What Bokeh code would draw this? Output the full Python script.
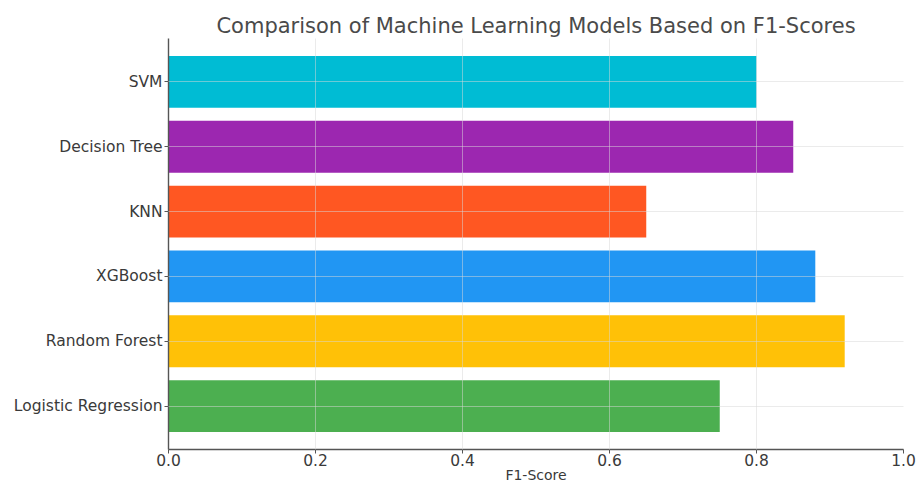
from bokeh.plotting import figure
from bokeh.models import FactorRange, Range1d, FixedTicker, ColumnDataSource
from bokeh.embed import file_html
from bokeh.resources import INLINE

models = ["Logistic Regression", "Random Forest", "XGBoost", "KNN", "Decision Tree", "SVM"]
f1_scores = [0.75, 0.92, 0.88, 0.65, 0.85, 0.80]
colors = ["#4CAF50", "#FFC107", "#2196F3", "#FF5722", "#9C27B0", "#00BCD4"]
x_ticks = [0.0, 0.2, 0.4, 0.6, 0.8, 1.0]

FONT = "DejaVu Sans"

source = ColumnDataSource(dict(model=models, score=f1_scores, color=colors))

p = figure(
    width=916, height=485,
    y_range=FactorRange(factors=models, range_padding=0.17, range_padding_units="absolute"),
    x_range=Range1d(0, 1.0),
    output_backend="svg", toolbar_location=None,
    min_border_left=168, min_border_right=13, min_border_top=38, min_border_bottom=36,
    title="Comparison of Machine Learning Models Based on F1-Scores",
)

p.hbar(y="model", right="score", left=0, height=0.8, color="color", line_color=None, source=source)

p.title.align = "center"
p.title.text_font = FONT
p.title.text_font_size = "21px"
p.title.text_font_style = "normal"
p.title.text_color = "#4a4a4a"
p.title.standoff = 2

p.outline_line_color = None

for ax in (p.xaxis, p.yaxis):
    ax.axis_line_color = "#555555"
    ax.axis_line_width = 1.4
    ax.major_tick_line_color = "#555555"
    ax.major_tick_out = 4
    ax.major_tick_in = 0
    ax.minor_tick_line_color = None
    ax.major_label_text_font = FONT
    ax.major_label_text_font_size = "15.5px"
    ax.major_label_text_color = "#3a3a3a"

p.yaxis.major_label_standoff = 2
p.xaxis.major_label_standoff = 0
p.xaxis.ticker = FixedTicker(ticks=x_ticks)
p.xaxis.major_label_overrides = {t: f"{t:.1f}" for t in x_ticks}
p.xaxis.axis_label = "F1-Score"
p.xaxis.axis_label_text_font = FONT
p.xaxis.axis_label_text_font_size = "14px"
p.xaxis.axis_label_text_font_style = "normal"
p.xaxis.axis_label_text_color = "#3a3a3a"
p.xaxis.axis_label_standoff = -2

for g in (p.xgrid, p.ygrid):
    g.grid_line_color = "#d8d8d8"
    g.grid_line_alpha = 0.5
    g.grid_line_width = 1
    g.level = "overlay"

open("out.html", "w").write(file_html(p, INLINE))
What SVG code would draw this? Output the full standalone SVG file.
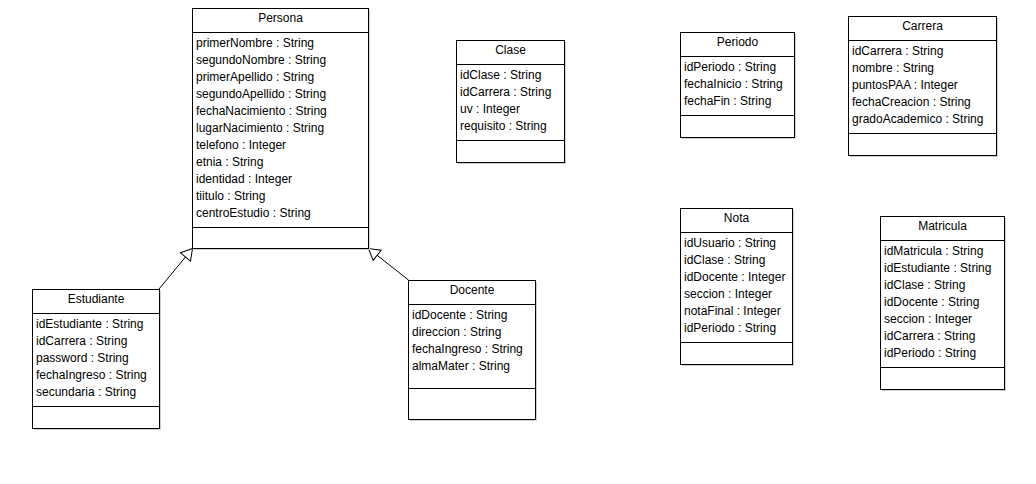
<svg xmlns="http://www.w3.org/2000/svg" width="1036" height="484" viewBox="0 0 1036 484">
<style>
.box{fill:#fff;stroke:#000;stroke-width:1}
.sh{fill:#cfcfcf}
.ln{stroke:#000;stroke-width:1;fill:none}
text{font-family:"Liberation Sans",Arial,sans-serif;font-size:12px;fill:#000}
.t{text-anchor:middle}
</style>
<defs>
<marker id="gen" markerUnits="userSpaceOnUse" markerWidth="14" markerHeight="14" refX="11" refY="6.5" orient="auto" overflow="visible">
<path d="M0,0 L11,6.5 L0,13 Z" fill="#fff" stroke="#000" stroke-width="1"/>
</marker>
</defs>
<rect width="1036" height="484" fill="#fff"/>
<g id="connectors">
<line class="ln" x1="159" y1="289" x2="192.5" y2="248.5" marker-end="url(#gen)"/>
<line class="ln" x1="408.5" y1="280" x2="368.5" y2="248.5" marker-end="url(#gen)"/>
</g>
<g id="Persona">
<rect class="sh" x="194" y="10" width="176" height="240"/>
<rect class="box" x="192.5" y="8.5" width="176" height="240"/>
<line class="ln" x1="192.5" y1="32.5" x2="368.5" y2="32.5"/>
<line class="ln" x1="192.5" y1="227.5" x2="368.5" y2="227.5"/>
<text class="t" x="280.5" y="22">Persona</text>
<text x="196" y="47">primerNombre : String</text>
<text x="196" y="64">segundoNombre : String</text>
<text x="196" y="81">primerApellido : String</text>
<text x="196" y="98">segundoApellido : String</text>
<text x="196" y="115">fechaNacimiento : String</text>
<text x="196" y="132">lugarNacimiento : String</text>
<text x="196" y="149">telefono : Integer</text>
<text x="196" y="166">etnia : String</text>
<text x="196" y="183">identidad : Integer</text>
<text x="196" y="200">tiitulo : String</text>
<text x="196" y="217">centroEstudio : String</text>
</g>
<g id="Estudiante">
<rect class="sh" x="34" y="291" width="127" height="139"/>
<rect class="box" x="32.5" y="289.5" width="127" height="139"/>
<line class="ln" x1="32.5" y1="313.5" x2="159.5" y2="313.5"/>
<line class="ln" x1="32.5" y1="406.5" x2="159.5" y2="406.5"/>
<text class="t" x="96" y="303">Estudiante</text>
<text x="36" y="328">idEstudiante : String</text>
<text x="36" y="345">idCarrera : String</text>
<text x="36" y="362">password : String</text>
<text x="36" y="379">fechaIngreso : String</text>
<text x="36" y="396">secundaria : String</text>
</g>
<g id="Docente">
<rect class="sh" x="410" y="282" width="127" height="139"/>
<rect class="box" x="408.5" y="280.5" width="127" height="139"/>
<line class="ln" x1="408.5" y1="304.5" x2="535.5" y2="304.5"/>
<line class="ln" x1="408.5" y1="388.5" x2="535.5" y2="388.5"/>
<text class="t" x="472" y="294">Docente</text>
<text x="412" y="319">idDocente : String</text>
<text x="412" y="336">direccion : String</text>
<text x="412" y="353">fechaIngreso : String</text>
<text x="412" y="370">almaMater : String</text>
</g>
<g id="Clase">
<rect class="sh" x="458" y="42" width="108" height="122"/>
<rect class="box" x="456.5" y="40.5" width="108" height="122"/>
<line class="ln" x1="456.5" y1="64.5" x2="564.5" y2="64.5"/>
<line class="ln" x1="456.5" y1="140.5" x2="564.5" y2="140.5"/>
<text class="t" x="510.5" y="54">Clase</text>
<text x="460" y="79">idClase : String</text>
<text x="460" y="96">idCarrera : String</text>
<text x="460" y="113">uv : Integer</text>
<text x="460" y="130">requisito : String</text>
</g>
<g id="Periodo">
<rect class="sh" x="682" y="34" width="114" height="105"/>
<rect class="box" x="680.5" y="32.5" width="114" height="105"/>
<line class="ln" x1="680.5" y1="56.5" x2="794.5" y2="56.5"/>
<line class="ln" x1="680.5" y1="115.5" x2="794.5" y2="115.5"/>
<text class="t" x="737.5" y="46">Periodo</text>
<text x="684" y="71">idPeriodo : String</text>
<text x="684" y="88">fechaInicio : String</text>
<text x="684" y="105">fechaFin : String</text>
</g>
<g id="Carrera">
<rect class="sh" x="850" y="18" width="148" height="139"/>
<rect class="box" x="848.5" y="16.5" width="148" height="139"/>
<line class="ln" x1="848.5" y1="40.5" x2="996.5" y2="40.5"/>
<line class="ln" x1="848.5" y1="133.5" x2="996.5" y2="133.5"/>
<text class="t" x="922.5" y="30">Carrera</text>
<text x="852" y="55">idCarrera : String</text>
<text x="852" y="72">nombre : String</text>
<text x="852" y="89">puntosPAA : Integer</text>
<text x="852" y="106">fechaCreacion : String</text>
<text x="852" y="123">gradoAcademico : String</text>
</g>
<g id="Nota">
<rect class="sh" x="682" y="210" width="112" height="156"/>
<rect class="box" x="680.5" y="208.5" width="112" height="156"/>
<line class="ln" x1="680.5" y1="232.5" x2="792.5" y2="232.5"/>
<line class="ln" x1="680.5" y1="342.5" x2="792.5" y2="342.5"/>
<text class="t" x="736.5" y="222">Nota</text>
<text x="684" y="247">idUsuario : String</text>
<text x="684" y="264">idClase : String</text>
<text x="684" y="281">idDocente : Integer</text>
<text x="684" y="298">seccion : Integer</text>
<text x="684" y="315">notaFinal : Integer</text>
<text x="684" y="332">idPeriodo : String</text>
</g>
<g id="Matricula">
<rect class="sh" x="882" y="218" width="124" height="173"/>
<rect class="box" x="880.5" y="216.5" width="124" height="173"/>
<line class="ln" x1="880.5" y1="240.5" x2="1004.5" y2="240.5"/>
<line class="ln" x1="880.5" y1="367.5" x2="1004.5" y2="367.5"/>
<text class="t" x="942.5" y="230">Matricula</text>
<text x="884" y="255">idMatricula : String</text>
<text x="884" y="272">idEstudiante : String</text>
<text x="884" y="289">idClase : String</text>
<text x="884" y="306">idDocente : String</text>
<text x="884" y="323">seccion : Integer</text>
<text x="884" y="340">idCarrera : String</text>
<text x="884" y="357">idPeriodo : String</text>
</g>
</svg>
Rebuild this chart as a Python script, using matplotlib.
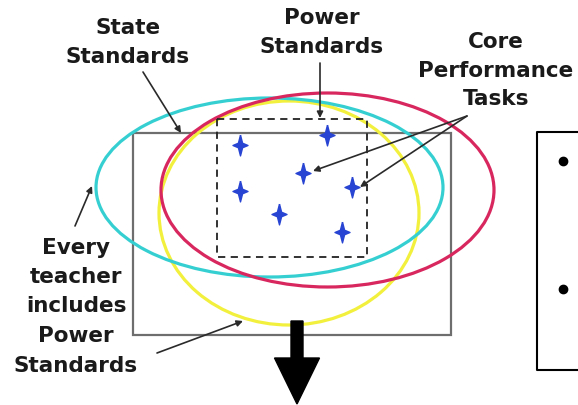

__________________________________________________

### Set exercise:
Write out again, exactly, the lines from the start of the listing up to the line containing "p.outline_line_color = None", with both ends and without pictures.

### Task response:
What Bokeh code would draw this? Output the full Python script.
from bokeh.plotting import figure
from bokeh.models import FactorRange, Range1d, FixedTicker, ColumnDataSource
from bokeh.embed import file_html
from bokeh.resources import INLINE

models = ["Logistic Regression", "Random Forest", "XGBoost", "KNN", "Decision Tree", "SVM"]
f1_scores = [0.75, 0.92, 0.88, 0.65, 0.85, 0.80]
colors = ["#4CAF50", "#FFC107", "#2196F3", "#FF5722", "#9C27B0", "#00BCD4"]
x_ticks = [0.0, 0.2, 0.4, 0.6, 0.8, 1.0]

FONT = "DejaVu Sans"

source = ColumnDataSource(dict(model=models, score=f1_scores, color=colors))

p = figure(
    width=916, height=485,
    y_range=FactorRange(factors=models, range_padding=0.17, range_padding_units="absolute"),
    x_range=Range1d(0, 1.0),
    output_backend="svg", toolbar_location=None,
    min_border_left=168, min_border_right=13, min_border_top=38, min_border_bottom=36,
    title="Comparison of Machine Learning Models Based on F1-Scores",
)

p.hbar(y="model", right="score", left=0, height=0.8, color="color", line_color=None, source=source)

p.title.align = "center"
p.title.text_font = FONT
p.title.text_font_size = "21px"
p.title.text_font_style = "normal"
p.title.text_color = "#4a4a4a"
p.title.standoff = 2

p.outline_line_color = None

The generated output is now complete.